Estergon, 11.yy’ dan 13.yy yarısına kadar Macaristan’ a başkentlik yapmış bir kent. Buradaki basilica, Macaristan’ daki en büyük tapınak. Tuna nehrinden karşıya geçen Maria Valeria köprüsü, şehri Slovakya’ ya bağlıyor. İlk yaşam belirtileri 20,000 yıl önce buz çağına kadar giden şehirde ilk yerleşenler MÖ 350 yılında Celt’ ler. Kale 13.yy’ da inşa edilmiş. Tarih boyunca pek çok saldırıya hedef olan şehir ve kalesi defalarca yıkılmış, yeniden yapılmış. Osmanlıların hakimiyeti 1683 yılında sona ermiş. Dom yüksekliği 71,5 mt olan basilica, yapımcıları tarafından 1600 parçaya ayrılıp, tekrar birleştirilmiş. İnip arabamıza bindik ve geldiğimiz yoldan geri dönerken Visegrad‘ da 10 yıl önce geldiğimizde yemek yediğimiz Rönesans Restoranda durup nefis öğle yemeğimizi yedik. Porsiyonlar çok büyük ve ucuz. Özellikle gulaş tavsiye edilir. Tok karınla kaleye çıktık. Kaleyi gezdik, yukarıdan manzara muhteşem. Kale de görülmeye değer.

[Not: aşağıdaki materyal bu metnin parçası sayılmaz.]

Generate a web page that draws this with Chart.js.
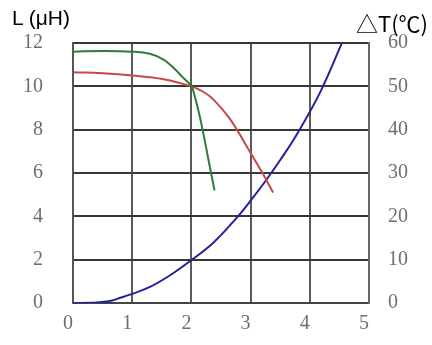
<!DOCTYPE html>
<html>
<head>
<meta charset="utf-8">
<script src="https://cdn.jsdelivr.net/npm/chart.js@4"></script>
<style>
  html, body { margin: 0; padding: 0; background: #fff; overflow: hidden; }
  #wrap { position: relative; width: 432px; height: 345px; }
  .ttl { position: absolute; font-family: "Liberation Sans", "Noto Sans CJK SC", sans-serif; font-size: 21px; color: #000; white-space: nowrap; }
</style>
</head>
<body>
<div id="wrap">
  <canvas id="chart" width="432" height="345"></canvas>
  <div class="ttl" style="left:12px; top:6px;">L (μH)</div>
  <div class="ttl" style="left:356px; top:6px; font-family:'Noto Sans CJK SC', sans-serif; font-size:22px;">△T(℃)</div>
</div>
<script>
// L vs current (green, red) and temperature rise (blue)
const greenX = [0, 0.5, 1.0, 1.3, 1.53, 1.7, 1.86, 2.0, 2.06, 2.13, 2.2, 2.3, 2.39];
const greenL = [11.6, 11.63, 11.6, 11.5, 11.23, 10.85, 10.4, 10.0, 9.5, 8.75, 7.85, 6.45, 5.2];

const redX = [0, 0.5, 1.0, 1.53, 2.0, 2.2, 2.37, 2.65, 2.93, 3.21, 3.38];
const redL = [10.65, 10.6, 10.5, 10.33, 10.0, 9.75, 9.4, 8.5, 7.25, 5.95, 5.1];

const blueX = [0, 0.3, 0.6, 0.8, 1.0, 1.3, 1.64, 2.0, 2.37, 2.76, 3.0, 3.27, 3.5, 3.78, 4.17, 4.54];
const blueT = [0, 0.05, 0.4, 1.2, 2.1, 3.7, 6.4, 9.9, 13.9, 19.6, 23.6, 28.5, 33.0, 38.9, 48.5, 59.9];

const xTicks = [0, 1, 2, 3, 4, 5];
const lTicks = [0, 2, 4, 6, 8, 10, 12];
const tTicks = [0, 10, 20, 30, 40, 50, 60];

const pts = (xs, ys) => xs.map((x, i) => ({ x, y: ys[i] }));

const tickFont = { family: "'Liberation Serif', 'DejaVu Serif', serif", size: 20 };
const tickColor = "#6e6e6e";

new Chart(document.getElementById("chart"), {
  type: "line",
  data: {
    datasets: [
      {
        data: pts(greenX, greenL),
        borderColor: "#2f7d34",
        borderWidth: 2,
        yAxisID: "yL",
      },
      {
        data: pts(redX, redL),
        borderColor: "#c9464a",
        borderWidth: 2,
        yAxisID: "yL",
      },
      {
        data: pts(blueX, blueT),
        borderColor: "#22239a",
        borderWidth: 2,
        yAxisID: "yT",
      },
    ],
  },
  options: {
    responsive: false,
    animation: false,
    layout: { padding: { top: 43, left: 0, right: 0, bottom: 0 } },
    elements: {
      point: { radius: 0 },
      line: { tension: 0.4 },
    },
    plugins: {
      legend: { display: false },
      tooltip: { enabled: false },
    },
    scales: {
      x: {
        type: "linear",
        min: 0,
        max: 5,
        afterBuildTicks: (s) => { s.ticks = xTicks.map((v) => ({ value: v })); },
        afterFit: (s) => { s.height = 38; },
        grid: { color: "#5a5a5a", lineWidth: 2, drawTicks: false },
        border: { color: "#444", width: 2 },
        ticks: { font: tickFont, color: tickColor, padding: 9, labelOffset: -5 },
      },
      yL: {
        position: "left",
        min: 0,
        max: 12,
        afterBuildTicks: (s) => { s.ticks = lTicks.map((v) => ({ value: v })); },
        afterFit: (s) => { s.width = 73; },
        grid: { color: "#383838", lineWidth: 2, drawTicks: false },
        border: { color: "#555", width: 2 },
        ticks: { font: tickFont, color: tickColor, padding: 30 },
      },
      yT: {
        position: "right",
        min: 0,
        max: 60,
        afterBuildTicks: (s) => { s.ticks = tTicks.map((v) => ({ value: v })); },
        afterFit: (s) => { s.width = 63; },
        grid: { display: false, drawTicks: false },
        border: { color: "#666", width: 2 },
        ticks: { font: tickFont, color: tickColor, padding: 19 },
      },
    },
  },
});
</script>
</body>
</html>
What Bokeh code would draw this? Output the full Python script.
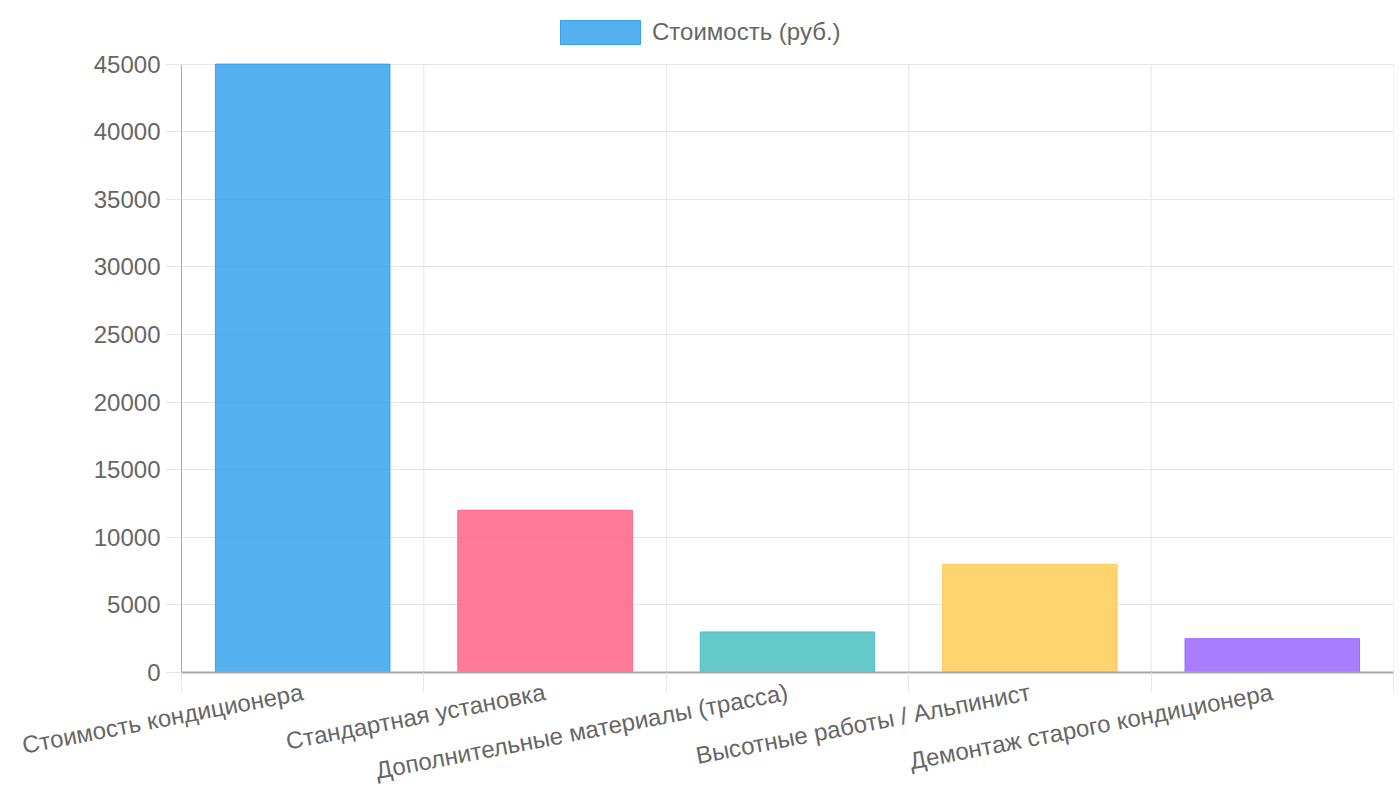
from bokeh.plotting import figure
from bokeh.models import ColumnDataSource, FixedTicker, Legend, LegendItem, Range1d
from bokeh.embed import file_html
from bokeh.resources import INLINE

# данные
categories = [
    "Стоимость кондиционера",
    "Стандартная установка",
    "Дополнительные материалы (трасса)",
    "Высотные работы / Альпинист",
    "Демонтаж старого кондиционера",
]
costs = [45000, 12000, 3000, 8000, 2500]
bar_colors = ["#36a2eb", "#ff6384", "#4bc0c0", "#ffcd56", "#9966ff"]
series_name = "Стоимость (руб.)"
y_ticks = [0, 5000, 10000, 15000, 20000, 25000, 30000, 35000, 40000, 45000]
y_max = 45000

FONT = "Liberation Sans"
TEXT = "#666666"
GRID = "#e5e5e5"
AXIS = "#a8a8a8"

centers = [i + 0.5 for i in range(len(categories))]
bounds = [i for i in range(len(categories) + 1)]

source = ColumnDataSource(data=dict(x=centers, top=costs, color=bar_colors, name=categories))

# рамка доходит до верха холста, над 45000 остаётся место для легенды
p = figure(width=1400, height=800, output_backend="svg", toolbar_location=None,
           x_range=Range1d(0, len(categories)), y_range=Range1d(0, 49706),
           min_border_left=181, min_border_right=7, min_border_top=0, min_border_bottom=0)
p.outline_line_color = None

# вертикальная сетка между категориями, только до 45000
p.segment(x0=bounds, y0=[0] * len(bounds), x1=bounds, y1=[y_max] * len(bounds),
          line_color=GRID, line_width=1)

r = p.vbar(x="x", top="top", width=0.72, source=source,
           fill_color="color", fill_alpha=0.85, line_color="color", line_width=1)

# ось X
p.xaxis.ticker = FixedTicker(ticks=centers, minor_ticks=bounds)
p.xaxis.major_label_overrides = {c: n for c, n in zip(centers, categories)}
p.xaxis.major_tick_line_color = None
p.xaxis.major_tick_in = 0
p.xaxis.major_tick_out = 0
p.xaxis.minor_tick_line_color = GRID
p.xaxis.minor_tick_in = 0
p.xaxis.minor_tick_out = 19
p.xaxis.axis_line_color = AXIS
p.xaxis.axis_line_width = 2
p.xaxis.major_label_orientation = 0.19
p.xaxis.major_label_standoff = 0
p.xaxis.major_label_text_font = FONT
p.xaxis.major_label_text_font_size = "24px"
p.xaxis.major_label_text_color = TEXT

# ось Y
p.yaxis.ticker = FixedTicker(ticks=y_ticks)
p.yaxis.bounds = (0, y_max)
p.yaxis.minor_tick_line_color = None
p.yaxis.major_tick_line_color = GRID
p.yaxis.major_tick_in = 0
p.yaxis.major_tick_out = 16
p.yaxis.axis_line_color = AXIS
p.yaxis.axis_line_width = 1
p.yaxis.major_label_standoff = 5
p.yaxis.major_label_text_font = FONT
p.yaxis.major_label_text_font_size = "24px"
p.yaxis.major_label_text_color = TEXT

p.xgrid.grid_line_color = None
p.ygrid.grid_line_color = GRID

# легенда: label_width расширяет блок вправо, чтобы образец встал левее центра рамки
legend = Legend(items=[LegendItem(label=series_name, renderers=[r], index=0)],
                location="top_center", orientation="horizontal",
                glyph_width=100, glyph_height=30, label_height=30, label_width=372,
                label_standoff=2, padding=0, margin=17, border_line_color=None,
                background_fill_alpha=0,
                label_text_font=FONT, label_text_font_size="24px", label_text_color=TEXT)
p.add_layout(legend, "center")

open("out.html", "w").write(file_html(p, INLINE))
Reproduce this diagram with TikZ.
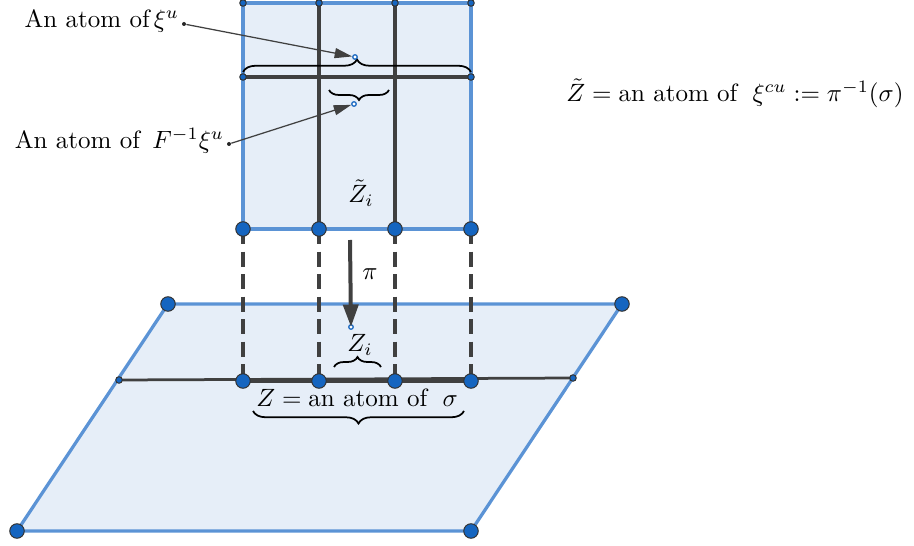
\documentclass[tikz,border=0pt]{standalone}
\usepackage{amsmath}
\usetikzlibrary{arrows.meta,decorations.pathreplacing}
\definecolor{gblue}{HTML}{5B93D5}
\definecolor{gfill}{HTML}{E6EEF8}
\definecolor{gdot}{HTML}{1565C0}
\definecolor{gdark}{HTML}{404040}
\tikzset{
  blueline/.style={draw=gblue,line width=1.3pt},
  darkline/.style={draw=gdark,line width=1.4pt},
  bigdot/.style={circle,fill=gdot,draw=black!80,line width=0.4pt,minimum size=5.8pt,inner sep=0pt},
  smalldot/.style={circle,fill=gdot,draw=black!80,line width=0.4pt,minimum size=2.6pt,inner sep=0pt},
  tinydot/.style={circle,fill=white,draw=gdot,line width=0.5pt,minimum size=1.8pt,inner sep=0pt},
  blackdot/.style={circle,fill=black!85,minimum size=1.6pt,inner sep=0pt},
  pointer/.style={draw=gdark,line width=0.5pt,-{Triangle[length=7pt,width=4pt]}},
  bracestyle/.style={draw=black,line width=0.7pt,decorate},
  txt/.style={inner sep=1pt}
}
\begin{document}
\begin{tikzpicture}[x=0.4pt,y=-0.4pt]
\useasboundingbox (0,0) rectangle (914,546);
% plane
\coordinate (p1) at (168,304);
\coordinate (p2) at (622,304);
\coordinate (p3) at (471,531);
\coordinate (p4) at (17,531);
\fill[gfill] (p1) -- (p2) -- (p3) -- (p4) -- cycle;
\draw[blueline] (p1) -- (p2) -- (p3) -- (p4) -- cycle;
% upper rectangle
\coordinate (r1) at (243,3);
\coordinate (r2) at (471,3);
\coordinate (r3) at (471,229);
\coordinate (r4) at (243,229);
\fill[gfill] (r1) -- (r2) -- (r3) -- (r4) -- cycle;
\draw[blueline] (r1) -- (r2) -- (r3) -- (r4) -- cycle;
\coordinate (t2) at (319,3);
\coordinate (t3) at (395,3);
\coordinate (b2) at (319,229);
\coordinate (b3) at (395,229);
\draw[darkline] (t2) -- (b2);
\draw[darkline] (t3) -- (b3);
\coordinate (h1) at (243,77);
\coordinate (h2) at (471,77);
\draw[darkline] (h1) -- (h2);
% dashed projections
\coordinate (q1) at (243,381);
\coordinate (q2) at (319,381);
\coordinate (q3) at (395,381);
\coordinate (q4) at (471,381);
\foreach \a/\b in {r4/q1,b2/q2,b3/q3,r3/q4}
  \draw[gdark,line width=1.4pt,dash pattern=on 6pt off 3pt] (\a) -- (\b);
% horizontal line on plane
\coordinate (l1) at (119,380);
\coordinate (l2) at (573,378);
\draw[darkline,line width=1.1pt] (l1) -- (l2);
\draw[gdark,line width=1.8pt] (q1) -- (q4);
% pi arrow
\coordinate (pitop) at (350,240);
\node[tinydot] (zi) at (351,327) {};
\draw[gdark,line width=1.6pt,-{Triangle[length=9pt,width=6pt]}] (pitop) -- (zi.center);
\node[txt] (pi) at (370,274) {$\pi$};
% dots
\foreach \n/\p in {d1/r4,d2/b2,d3/b3,d4/r3,d5/q1,d6/q2,d7/q3,d8/q4,d9/p1,d10/p2,d11/p3,d12/p4}
  \node[bigdot] (\n) at (\p) {};
\foreach \n/\p in {s1/r1,s2/t2,s3/t3,s4/r2,s5/h1,s6/h2,s7/l1,s8/l2}
  \node[smalldot] (\n) at (\p) {};
% braces upper
\draw[bracestyle,decoration={brace,amplitude=5pt}] (243,72) -- (471,72);
\draw[bracestyle,decoration={brace,amplitude=4pt,mirror}] (329,90) -- (389,90);
\node[tinydot] (a1) at (355,57) {};
\node[tinydot] (a2) at (354,104) {};
% labels with pointers
\node[blackdot] (e1) at (184,24) {};
\node[blackdot] (e2) at (229,144) {};
\node[txt,anchor=east] (lab1) at (182,21) {An atom of$\,\xi^u$};
\node[txt,anchor=east] (lab2) at (227,141) {An atom of $\,F^{-1}\xi^u$};
\draw[pointer] (e1) -- (a1);
\draw[pointer] (e2) -- (a2);
% Z tilde i
\node[txt] (zti) at (361,193) {$\tilde Z_i$};
% Z_i and braces below
\node[txt] (zil) at (360,345) {$Z_i$};
\draw[bracestyle,decoration={brace,amplitude=4pt}] (334,367) -- (381,367);
\node[txt] (zlab) at (357,398) {$Z=\text{an atom of }\;\sigma$};
\draw[bracestyle,decoration={brace,amplitude=5pt,mirror}] (253,411) -- (464,411);
% right label
\node[txt] (right) at (735,93) {$\tilde Z=\text{an atom of }\;\xi^{cu}:=\pi^{-1}(\sigma)$};
\end{tikzpicture}
\end{document}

Yol boyu güzel otel motel ve pansiyonlar, camping alanları var ve bazıları termal havuzlu. Evler de çok düzgün ve hemen hepsi bahçeli villa tipinde. Görüntü Avrupa’ dan farksız. 18.00 sularında Budapeşte’ ye ve kaleye döndük. Otelde biraz dinlendikten sonra 20.00 sularında çıkıp Buda sarayının avlusunda, İspanyol at terbiyesi okulunun bir saat süren gösterisini izledik, videoya kaydettik ve günü böyle bitirdik.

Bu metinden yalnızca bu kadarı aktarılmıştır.